Reputation: 409
In SQL, I have a table where one column can have duplicate values. How do I select only the most recent duplicate value? The dates are spread out over a month
This is my current code that does not account for the duplicate values (Note: COLUMN1 is the column which has duplicate values)
select count(distinct COLUMN1)
from TABLE
where extract(month from DATE_COLUMN) = extract(month from sysdate) - 1
and extract(year from DATE_COLUMN) = extract(year from sysdate)
and COLUMN1 not like '%X';
Thanks
Upvotes: 0
Views: 116
Reputation: 409
I ended up doing this in a different manner than the ones suggested to me. I bascially created a table that was compromised of two different tables, one with the duplicate values and one without.

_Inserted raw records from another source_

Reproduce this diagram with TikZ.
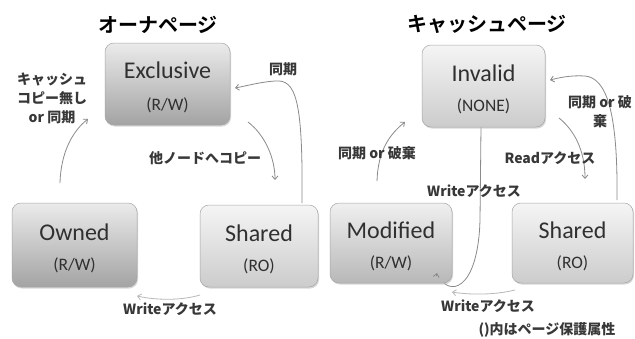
\documentclass[tikz,border=0pt]{standalone}
\usepackage{fontspec}
\setmainfont{Carlito}
\newfontfamily\jpf{Noto Sans CJK JP}
\newfontfamily\jpb{Noto Sans CJK JP Bold}
\usetikzlibrary{arrows.meta,shadows}
\definecolor{txt}{HTML}{383838}
\definecolor{boxtxt}{HTML}{303030}
\definecolor{arrc}{HTML}{8A8A8A}
\begin{document}
\begin{tikzpicture}[x=1pt,y=-1pt,
  boxbase/.style={draw=black!35, line width=0.5pt, rounded corners=9pt,
    drop shadow={shadow xshift=1pt,shadow yshift=-1.5pt,fill=black!25,opacity=0.6}},
  darkbox/.style={boxbase, top color=black!8, bottom color=black!36},
  lightbox/.style={boxbase, top color=black!4, bottom color=black!20},
  nm/.style={text=boxtxt, font=\fontsize{24}{26}\selectfont, inner sep=0pt},
  sb/.style={text=boxtxt, font=\fontsize{17.5}{19}\selectfont, inner sep=0pt},
  lbl/.style={text=txt, font=\jpf\bfseries\fontsize{14}{19}\selectfont, align=center, inner sep=0pt},
  ttl/.style={text=black, font=\jpb\fontsize{20}{22}\selectfont, inner sep=0pt},
  arr/.style={draw=arrc, line width=0.8pt, -{Straight Barb[length=3.5pt,width=6pt]}},
  arrl/.style={arr, draw=black!28},
]
\useasboundingbox (0,0) rectangle (635,338);
\fill[white] (0,0) rectangle (635,338);

% coordinates for connector ends
\coordinate (a1s) at (60,183);   \coordinate (a1e) at (88,119);
\coordinate (a2s) at (302,203);  \coordinate (a2e) at (235,88);
\coordinate (a3s) at (248,122);  \coordinate (a3e) at (275,180);
\coordinate (a4s) at (200,295);  \coordinate (a4e) at (137,296);
\coordinate (a5s) at (377,181);  \coordinate (a5e) at (405,122);
\coordinate (a6s) at (481,127);  \coordinate (a6e) at (437,273);
\coordinate (a7s) at (515,290);  \coordinate (a7e) at (452,292);
\coordinate (a8s) at (617,200);  \coordinate (a8e) at (550,80);
\coordinate (a9s) at (559,118);  \coordinate (a9e) at (585,179);

% long connector drawn behind the boxes
\draw[arr] (a6s) -- (480,220) .. controls (478,292) and (448,298) .. (a6e);

% boxes
\node[darkbox, minimum width=125pt, minimum height=82pt] (excl) at (167.5,84) {};
\node[darkbox, minimum width=125pt, minimum height=84pt] (owned) at (74.5,245) {};
\node[lightbox, minimum width=118pt, minimum height=82pt] (shl) at (259,246) {};
\node[lightbox, minimum width=123pt, minimum height=82pt] (inv) at (483.5,86) {};
\node[darkbox, minimum width=122pt, minimum height=80pt, top color=black!6, bottom color=black!28] (mod) at (391,243) {};
\node[lightbox, minimum width=121pt, minimum height=80pt] (shr) at (572.5,243) {};

% box texts
\node[nm] (exclN) at ([yshift=14pt]excl.center) {Exclusive};
\node[sb] (exclS) at ([yshift=-21pt]excl.center) {(R/W)};
\node[nm] (ownedN) at ([yshift=13pt]owned.center) {Owned};
\node[sb] (ownedS) at ([yshift=-20pt]owned.center) {(R/W)};
\node[nm] (shlN) at ([yshift=13pt]shl.center) {Shared};
\node[sb] (shlS) at ([yshift=-20pt]shl.center) {(RO)};
\node[nm] (invN) at ([yshift=13pt]inv.center) {Invalid};
\node[sb] (invS) at ([yshift=-20pt]inv.center) {(NONE)};
\node[nm] (modN) at ([yshift=13pt]mod.center) {Modified};
\node[sb] (modS) at ([yshift=-20pt]mod.center) {(R/W)};
\node[nm] (shrN) at ([yshift=13pt]shr.center) {Shared};
\node[sb] (shrS) at ([yshift=-20pt]shr.center) {(RO)};

% visible tip of the long connector
\draw[arr] ([xshift=-0.6pt,yshift=-3pt]a6e) -- (a6e);

% connectors
\draw[arr] (a1s) .. controls (61,150) and (74,130) .. (a1e);
\draw[arr] (a2s) .. controls (303,100) and (296,79) .. (275,81) .. controls (260,82) and (246,86) .. (a2e);
\draw[arr] (a3s) .. controls (265,135) and (275,158) .. (a3e);
\draw[arrl] (a4s) .. controls (180,301) and (155,300) .. (a4e);
\draw[arr] (a5s) .. controls (378,150) and (390,134) .. (a5e);
\draw[arrl] (a7s) .. controls (495,295) and (470,295) .. (a7e);
\draw[arr] (a8s) .. controls (618,110) and (606,78) .. (585,76) .. controls (570,75) and (558,78) .. (a8e);
\draw[arr] (a9s) .. controls (574,130) and (585,150) .. (a9e);

% titles
\node[ttl] (t1) at (158,25) {オーナページ};
\node[ttl] (t2) at (487,24) {キャッシュページ};

% labels
\node[lbl] (l1) at (52,98) {キャッシュ\\コピー無し\\or 同期};
\node[lbl] (l2) at (283,69) {同期};
\node[lbl] (l3) at (205,158) {他ノードへコピー};
\node[lbl] (l4) at (170,309) {Writeアクセス};
\node[lbl] (l5) at (377,153) {同期 or 破棄};
\node[lbl] (l6) at (474,191) {Writeアクセス};
\node[lbl] (l7) at (488,306) {Writeアクセス};
\node[lbl] (l8) at (600,112) {同期 or 破\\棄};
\node[lbl] (l9) at (550,158) {Readアクセス};
\node[lbl] (l10) at (547,330) {()内はページ保護属性};
\end{tikzpicture}
\end{document}
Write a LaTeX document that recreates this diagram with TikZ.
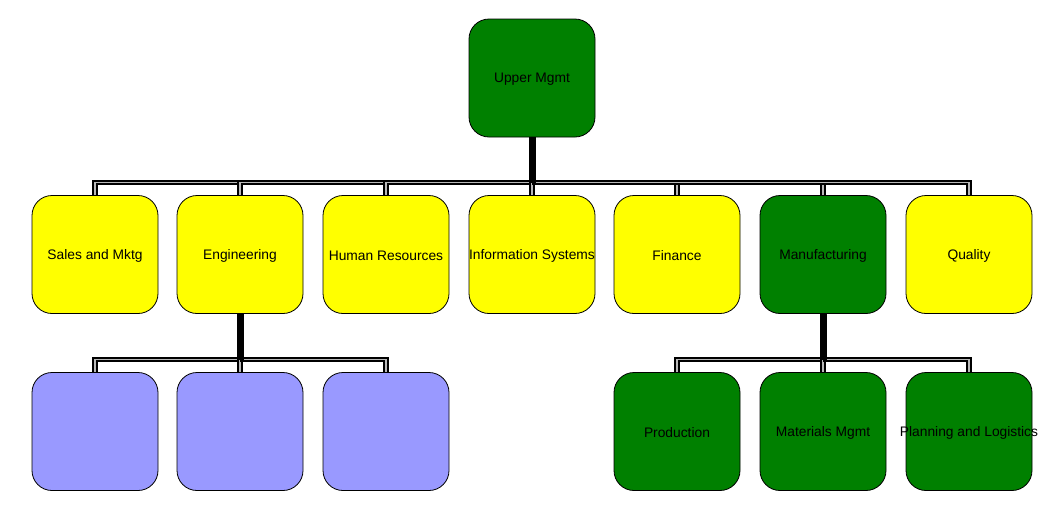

select DATECOLUMN, count(COLUMN1)
FROM (select COLUMN1, max(DATECOLUMN) "DATECOLUMN"
from TABLE
where extract(month from DATECOLUMN) = extract(month from sysdate) - 1
and extract(year from DATECOLUMN) = extract(year from sysdate)
group by COLUMN1
HAVING count(COLUMN1) > 1
UNION
select COLUMN1, max(DATECOLUMN) "DATECOLUMN"
from TABLE
where extract(month from DATECOLUMN) = extract(month from sysdate) - 1
and extract(year from DATECOLUMN) = extract(year from sysdate)
group by COLUMN1
HAVING count(COLUMN1) < 2) "NEW_TABLE"
where COLUMN1 not like '%X'
group by DATECOLUMN
order by DATECOLUMN;
Upvotes: 1
Reputation: 167794
You can use the ROW_NUMBER()
analytic function to get the most recent row for each value of column1
:
SELECT *
FROM (
SELECT t.*,
ROW_NUMBER() OVER ( PARTITION BY column1
ORDER BY date_column DESC ) AS rn
FROM table_name
)
WHERE rn = 1;
Upvotes: 1
Reputation: 1322
You can use the ROW_NUMBER() function in a subquery to identify dupes and rank them by a date column. I'm not familiar with oracle but it should be something like this:
SELECT ROW_NUMBER() OVER(PARTITION BY COLUMN1 ORDER BY DATE_COLUMN DESC)
Check out this link for an explanation: https://docs.oracle.com/cd/B19306_01/server.102/b14200/functions137.htm
Upvotes: 1